What is being asked: Filter the lines below, copying only those with the string "size".

==== Provided material

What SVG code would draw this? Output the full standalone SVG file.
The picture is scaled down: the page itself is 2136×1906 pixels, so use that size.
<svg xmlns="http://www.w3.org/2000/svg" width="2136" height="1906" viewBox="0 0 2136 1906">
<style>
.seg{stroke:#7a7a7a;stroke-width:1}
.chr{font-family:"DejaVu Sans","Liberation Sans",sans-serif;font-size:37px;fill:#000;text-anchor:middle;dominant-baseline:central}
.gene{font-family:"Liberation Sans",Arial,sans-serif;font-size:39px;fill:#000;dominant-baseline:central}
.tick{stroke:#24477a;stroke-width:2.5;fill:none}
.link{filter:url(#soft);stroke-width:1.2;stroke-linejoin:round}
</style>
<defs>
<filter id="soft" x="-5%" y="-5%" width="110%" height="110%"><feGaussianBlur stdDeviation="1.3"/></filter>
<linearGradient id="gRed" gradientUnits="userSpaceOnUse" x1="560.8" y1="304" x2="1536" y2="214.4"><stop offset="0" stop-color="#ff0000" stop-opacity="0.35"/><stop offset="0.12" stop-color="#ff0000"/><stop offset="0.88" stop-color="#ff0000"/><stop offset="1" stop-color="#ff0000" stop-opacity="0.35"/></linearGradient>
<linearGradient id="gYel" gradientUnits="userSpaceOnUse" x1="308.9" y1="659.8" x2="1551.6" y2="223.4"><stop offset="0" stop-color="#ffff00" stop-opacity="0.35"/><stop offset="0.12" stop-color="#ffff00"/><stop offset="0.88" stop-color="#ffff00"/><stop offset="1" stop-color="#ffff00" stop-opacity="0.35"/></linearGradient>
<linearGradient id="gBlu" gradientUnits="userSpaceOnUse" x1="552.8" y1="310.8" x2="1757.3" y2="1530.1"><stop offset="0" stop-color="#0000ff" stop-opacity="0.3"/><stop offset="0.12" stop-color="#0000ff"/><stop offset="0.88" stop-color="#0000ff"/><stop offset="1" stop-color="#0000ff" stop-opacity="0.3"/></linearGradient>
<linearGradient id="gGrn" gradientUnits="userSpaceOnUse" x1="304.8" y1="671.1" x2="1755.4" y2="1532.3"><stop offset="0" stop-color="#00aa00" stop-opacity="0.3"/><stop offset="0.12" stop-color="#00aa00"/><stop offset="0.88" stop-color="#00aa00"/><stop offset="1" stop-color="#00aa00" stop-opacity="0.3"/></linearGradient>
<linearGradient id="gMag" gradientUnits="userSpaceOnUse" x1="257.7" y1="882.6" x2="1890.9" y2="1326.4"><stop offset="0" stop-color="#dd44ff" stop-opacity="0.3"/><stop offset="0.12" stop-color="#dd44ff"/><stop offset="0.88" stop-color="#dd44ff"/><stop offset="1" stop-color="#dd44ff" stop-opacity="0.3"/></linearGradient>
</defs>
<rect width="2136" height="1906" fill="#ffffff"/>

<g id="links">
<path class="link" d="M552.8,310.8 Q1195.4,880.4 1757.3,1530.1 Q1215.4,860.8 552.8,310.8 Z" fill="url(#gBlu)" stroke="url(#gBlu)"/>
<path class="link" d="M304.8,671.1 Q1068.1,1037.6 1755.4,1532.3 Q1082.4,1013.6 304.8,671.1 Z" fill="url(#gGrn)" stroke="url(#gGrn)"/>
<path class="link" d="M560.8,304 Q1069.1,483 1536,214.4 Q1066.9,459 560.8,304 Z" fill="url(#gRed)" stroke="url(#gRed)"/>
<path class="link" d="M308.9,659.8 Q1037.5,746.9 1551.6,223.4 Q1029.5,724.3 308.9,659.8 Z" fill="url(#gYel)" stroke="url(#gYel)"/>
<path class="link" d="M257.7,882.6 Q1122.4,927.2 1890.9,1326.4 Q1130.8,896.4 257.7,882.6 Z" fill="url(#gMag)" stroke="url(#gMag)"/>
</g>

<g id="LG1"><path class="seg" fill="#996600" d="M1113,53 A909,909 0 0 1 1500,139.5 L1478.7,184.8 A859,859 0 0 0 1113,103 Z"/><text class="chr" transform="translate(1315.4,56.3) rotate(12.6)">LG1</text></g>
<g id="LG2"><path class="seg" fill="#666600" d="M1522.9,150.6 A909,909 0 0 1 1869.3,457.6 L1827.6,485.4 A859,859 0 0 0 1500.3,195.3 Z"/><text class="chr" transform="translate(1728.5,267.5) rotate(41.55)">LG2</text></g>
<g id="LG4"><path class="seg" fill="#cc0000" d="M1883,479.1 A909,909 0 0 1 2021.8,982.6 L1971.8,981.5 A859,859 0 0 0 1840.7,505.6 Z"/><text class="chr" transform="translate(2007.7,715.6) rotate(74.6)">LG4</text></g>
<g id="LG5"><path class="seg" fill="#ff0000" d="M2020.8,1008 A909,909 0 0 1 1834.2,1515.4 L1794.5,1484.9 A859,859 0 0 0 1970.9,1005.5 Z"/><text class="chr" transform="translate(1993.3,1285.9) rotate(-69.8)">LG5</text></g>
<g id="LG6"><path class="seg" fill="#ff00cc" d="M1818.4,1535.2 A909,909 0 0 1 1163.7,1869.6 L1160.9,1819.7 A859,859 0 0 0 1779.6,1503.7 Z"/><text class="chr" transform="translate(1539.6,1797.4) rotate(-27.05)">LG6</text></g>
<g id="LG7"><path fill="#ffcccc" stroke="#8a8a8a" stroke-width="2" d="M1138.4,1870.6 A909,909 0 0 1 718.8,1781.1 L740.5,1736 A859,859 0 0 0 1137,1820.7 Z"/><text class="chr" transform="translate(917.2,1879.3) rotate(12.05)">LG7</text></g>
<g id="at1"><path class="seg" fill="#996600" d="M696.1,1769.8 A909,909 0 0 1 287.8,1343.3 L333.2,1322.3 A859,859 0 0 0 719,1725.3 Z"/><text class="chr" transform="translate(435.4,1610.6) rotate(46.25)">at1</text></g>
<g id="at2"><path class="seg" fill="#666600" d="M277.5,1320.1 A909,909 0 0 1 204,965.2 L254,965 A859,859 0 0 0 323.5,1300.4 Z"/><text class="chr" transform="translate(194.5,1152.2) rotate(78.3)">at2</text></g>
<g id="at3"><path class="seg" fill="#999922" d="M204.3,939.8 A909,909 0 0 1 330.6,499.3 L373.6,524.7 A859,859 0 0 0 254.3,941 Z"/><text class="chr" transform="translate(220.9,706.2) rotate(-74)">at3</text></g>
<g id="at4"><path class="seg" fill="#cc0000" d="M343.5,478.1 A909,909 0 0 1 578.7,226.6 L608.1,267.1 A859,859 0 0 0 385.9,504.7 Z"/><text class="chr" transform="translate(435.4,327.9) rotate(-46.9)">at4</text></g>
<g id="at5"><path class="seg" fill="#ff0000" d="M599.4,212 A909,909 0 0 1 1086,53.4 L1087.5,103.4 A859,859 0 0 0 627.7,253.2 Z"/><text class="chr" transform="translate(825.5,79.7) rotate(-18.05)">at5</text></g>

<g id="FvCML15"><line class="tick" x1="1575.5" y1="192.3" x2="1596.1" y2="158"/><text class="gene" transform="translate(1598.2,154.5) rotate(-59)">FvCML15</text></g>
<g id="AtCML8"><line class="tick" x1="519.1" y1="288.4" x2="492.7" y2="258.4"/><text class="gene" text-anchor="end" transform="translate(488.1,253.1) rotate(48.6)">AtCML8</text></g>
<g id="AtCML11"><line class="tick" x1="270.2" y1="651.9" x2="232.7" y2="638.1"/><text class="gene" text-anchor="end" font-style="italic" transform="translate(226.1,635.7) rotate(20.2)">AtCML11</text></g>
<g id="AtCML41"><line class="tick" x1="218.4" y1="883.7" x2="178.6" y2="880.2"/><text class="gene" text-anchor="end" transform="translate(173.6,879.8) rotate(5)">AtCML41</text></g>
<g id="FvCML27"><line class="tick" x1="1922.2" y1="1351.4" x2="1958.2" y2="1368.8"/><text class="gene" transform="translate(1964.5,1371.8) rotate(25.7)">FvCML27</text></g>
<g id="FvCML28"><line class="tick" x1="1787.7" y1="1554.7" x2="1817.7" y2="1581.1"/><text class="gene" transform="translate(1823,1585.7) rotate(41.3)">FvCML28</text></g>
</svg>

========

Reply:
The picture is scaled down: the page itself is 2136×1906 pixels, so use that size.
.chr{font-family:"DejaVu Sans","Liberation Sans",sans-serif;font-size:37px;fill:#000;text-anchor:middle;dominant-baseline:central}
.gene{font-family:"Liberation Sans",Arial,sans-serif;font-size:39px;fill:#000;dominant-baseline:central}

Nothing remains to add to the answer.